# START OF RECORDS FOR THIS TASK

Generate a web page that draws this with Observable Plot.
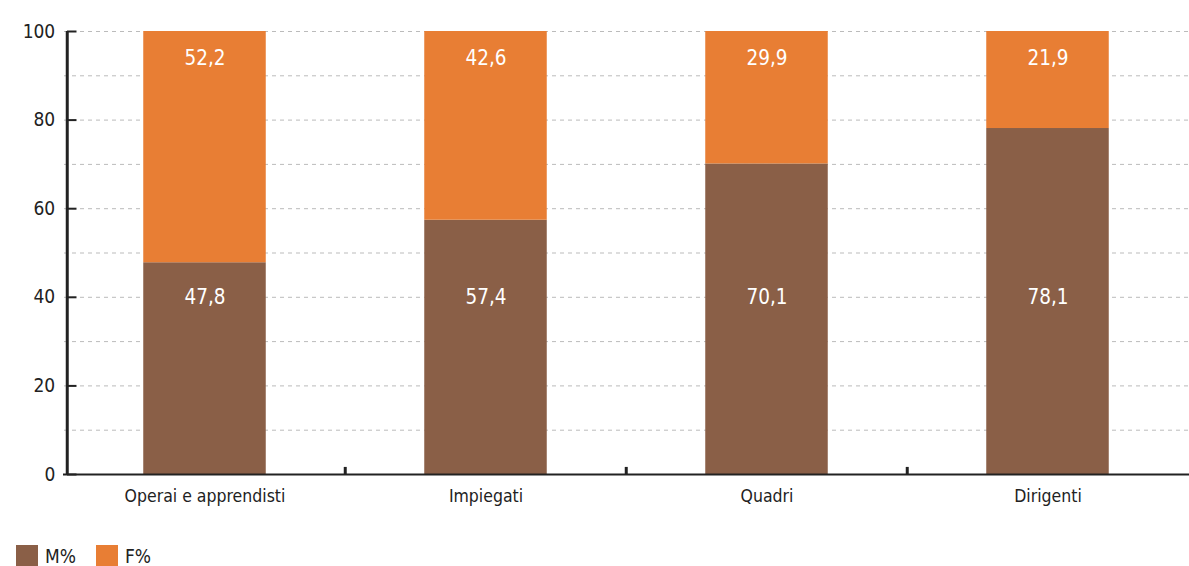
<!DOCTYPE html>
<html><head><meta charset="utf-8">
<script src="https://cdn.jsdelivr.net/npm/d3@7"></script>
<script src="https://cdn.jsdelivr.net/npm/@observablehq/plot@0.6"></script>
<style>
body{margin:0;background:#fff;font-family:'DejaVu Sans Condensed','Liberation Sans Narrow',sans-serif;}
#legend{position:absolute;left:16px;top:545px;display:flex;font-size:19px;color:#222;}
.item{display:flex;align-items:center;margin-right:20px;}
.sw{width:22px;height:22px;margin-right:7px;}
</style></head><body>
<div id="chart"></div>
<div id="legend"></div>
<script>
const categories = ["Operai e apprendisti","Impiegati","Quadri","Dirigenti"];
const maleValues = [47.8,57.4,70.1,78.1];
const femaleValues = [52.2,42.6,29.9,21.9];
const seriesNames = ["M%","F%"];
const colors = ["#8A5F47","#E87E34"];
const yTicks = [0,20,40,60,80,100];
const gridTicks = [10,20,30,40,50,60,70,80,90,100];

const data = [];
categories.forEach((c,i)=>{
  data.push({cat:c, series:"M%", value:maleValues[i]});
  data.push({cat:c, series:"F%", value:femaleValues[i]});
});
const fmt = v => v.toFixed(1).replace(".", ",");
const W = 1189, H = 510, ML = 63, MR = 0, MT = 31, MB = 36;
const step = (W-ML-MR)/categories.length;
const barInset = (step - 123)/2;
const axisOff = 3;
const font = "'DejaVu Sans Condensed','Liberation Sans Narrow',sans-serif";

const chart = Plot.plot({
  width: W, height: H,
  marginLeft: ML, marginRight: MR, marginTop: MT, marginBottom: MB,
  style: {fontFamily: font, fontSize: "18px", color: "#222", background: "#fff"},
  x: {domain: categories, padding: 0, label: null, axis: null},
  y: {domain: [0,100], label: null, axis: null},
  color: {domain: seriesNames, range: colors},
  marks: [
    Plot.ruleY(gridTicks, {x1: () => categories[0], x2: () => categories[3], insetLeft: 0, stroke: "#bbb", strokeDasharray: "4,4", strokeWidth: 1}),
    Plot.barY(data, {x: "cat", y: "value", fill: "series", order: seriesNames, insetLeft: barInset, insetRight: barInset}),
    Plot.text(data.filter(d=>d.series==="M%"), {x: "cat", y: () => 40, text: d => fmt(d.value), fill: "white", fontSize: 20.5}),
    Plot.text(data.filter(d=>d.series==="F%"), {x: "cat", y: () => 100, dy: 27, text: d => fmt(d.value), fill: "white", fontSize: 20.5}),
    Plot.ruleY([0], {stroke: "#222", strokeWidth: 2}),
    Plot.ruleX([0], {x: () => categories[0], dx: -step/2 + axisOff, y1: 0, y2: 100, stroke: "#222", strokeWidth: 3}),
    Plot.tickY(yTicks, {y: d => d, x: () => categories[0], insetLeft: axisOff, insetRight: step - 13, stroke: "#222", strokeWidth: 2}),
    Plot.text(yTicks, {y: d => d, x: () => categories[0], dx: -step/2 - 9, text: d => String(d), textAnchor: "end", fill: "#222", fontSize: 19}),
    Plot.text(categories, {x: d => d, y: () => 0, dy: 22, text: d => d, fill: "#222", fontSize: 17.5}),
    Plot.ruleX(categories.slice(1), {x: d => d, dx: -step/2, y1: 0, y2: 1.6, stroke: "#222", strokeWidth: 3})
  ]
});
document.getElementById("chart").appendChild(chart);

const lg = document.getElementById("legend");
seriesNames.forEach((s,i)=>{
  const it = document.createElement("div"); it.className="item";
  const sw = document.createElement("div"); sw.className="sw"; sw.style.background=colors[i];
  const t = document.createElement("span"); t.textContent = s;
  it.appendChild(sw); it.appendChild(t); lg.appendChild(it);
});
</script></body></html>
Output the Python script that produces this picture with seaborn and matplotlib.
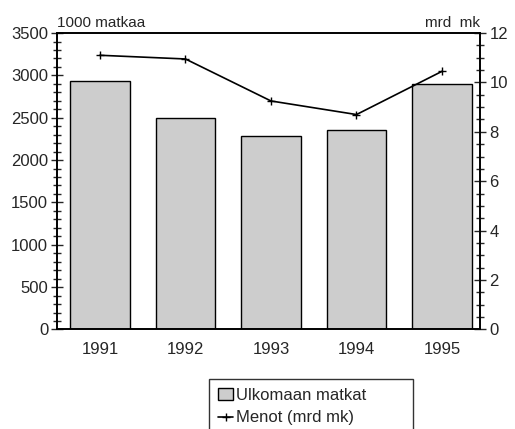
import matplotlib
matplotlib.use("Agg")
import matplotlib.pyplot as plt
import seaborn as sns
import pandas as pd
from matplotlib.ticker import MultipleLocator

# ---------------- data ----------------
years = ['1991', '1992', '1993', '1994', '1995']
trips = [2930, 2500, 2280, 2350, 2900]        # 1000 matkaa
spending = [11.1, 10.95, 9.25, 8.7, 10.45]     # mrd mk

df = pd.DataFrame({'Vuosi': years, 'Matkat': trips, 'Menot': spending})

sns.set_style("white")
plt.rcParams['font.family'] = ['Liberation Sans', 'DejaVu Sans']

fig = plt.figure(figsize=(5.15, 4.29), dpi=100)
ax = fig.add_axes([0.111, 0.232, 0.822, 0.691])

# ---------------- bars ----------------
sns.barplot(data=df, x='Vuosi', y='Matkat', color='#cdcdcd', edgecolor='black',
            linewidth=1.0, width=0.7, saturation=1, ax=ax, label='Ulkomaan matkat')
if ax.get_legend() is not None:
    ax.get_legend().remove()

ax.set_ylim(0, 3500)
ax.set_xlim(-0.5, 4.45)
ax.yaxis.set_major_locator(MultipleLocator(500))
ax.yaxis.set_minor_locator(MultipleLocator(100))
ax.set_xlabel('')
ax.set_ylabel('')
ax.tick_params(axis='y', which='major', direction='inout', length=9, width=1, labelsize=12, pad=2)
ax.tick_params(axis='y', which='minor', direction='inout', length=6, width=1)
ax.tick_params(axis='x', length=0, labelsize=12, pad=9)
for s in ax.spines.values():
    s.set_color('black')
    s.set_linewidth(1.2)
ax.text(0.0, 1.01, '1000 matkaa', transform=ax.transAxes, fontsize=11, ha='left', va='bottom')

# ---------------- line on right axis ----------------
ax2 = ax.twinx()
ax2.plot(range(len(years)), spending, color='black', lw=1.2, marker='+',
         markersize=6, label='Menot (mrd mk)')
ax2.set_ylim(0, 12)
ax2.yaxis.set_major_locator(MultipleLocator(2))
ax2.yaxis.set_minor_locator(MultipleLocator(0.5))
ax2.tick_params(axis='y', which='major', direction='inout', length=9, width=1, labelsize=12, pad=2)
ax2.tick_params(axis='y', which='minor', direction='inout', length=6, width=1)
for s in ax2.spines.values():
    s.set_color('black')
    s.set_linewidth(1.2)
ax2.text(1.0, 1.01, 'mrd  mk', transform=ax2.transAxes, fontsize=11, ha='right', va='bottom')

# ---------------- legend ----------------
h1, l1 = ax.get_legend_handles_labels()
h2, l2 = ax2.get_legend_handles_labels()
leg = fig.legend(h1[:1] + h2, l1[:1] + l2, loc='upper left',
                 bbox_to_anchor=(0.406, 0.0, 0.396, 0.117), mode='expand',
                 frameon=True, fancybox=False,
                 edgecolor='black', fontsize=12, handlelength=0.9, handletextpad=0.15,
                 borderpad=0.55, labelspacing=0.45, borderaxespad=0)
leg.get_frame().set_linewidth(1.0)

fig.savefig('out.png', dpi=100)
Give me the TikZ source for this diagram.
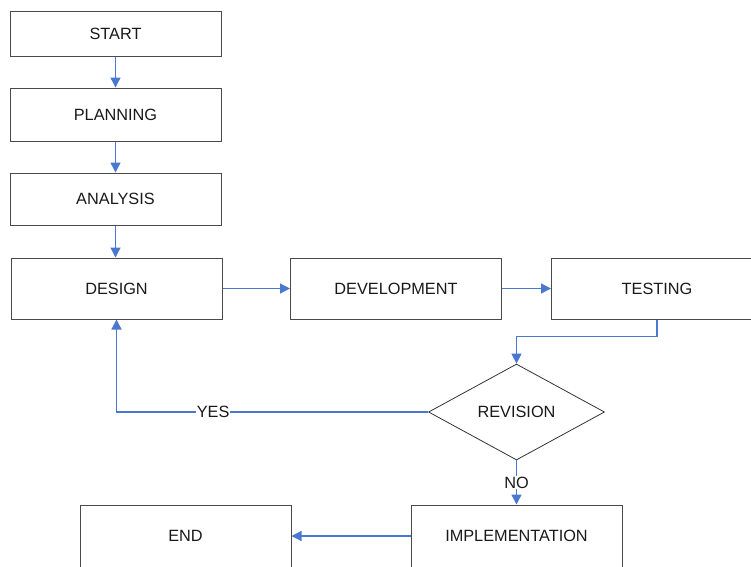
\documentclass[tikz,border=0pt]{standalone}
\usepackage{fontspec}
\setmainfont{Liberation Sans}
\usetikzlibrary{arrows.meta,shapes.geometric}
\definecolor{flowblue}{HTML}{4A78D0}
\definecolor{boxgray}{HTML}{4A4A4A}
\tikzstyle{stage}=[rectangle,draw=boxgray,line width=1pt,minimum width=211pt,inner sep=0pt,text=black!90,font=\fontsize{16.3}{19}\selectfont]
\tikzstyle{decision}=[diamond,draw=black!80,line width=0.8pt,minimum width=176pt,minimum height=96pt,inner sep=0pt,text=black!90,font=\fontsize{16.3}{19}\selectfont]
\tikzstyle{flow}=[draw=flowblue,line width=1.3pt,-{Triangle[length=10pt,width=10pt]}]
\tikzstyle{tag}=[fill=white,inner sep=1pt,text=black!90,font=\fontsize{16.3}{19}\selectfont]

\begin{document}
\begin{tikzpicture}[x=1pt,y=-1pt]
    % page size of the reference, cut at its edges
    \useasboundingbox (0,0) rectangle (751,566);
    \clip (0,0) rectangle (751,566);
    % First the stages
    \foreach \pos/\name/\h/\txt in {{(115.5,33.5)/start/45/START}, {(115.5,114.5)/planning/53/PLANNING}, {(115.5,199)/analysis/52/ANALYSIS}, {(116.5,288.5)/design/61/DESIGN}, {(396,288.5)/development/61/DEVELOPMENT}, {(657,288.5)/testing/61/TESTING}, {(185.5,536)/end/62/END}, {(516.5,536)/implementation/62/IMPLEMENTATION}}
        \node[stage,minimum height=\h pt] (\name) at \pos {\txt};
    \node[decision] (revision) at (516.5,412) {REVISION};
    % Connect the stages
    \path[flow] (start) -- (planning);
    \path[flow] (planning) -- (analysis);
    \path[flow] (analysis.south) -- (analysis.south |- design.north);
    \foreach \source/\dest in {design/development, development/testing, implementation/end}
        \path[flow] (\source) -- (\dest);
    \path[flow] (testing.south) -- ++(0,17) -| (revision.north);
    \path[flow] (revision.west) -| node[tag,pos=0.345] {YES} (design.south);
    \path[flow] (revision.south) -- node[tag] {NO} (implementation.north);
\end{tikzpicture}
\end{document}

# END OF RECORDS FOR THIS TASK

TASK → Keep the images out of the copy. Repeat word for word only the lines from the one containing "Output the Python" through the one containing "plt.rcParams['font.family'] = ['Liberation", both ends included.

FINAL ANSWER →
Output the Python script that produces this picture with seaborn and matplotlib.
import matplotlib
matplotlib.use("Agg")
import matplotlib.pyplot as plt
import seaborn as sns
import pandas as pd
from matplotlib.ticker import MultipleLocator

# ---------------- data ----------------
years = ['1991', '1992', '1993', '1994', '1995']
trips = [2930, 2500, 2280, 2350, 2900]        # 1000 matkaa
spending = [11.1, 10.95, 9.25, 8.7, 10.45]     # mrd mk

df = pd.DataFrame({'Vuosi': years, 'Matkat': trips, 'Menot': spending})

sns.set_style("white")
plt.rcParams['font.family'] = ['Liberation Sans', 'DejaVu Sans']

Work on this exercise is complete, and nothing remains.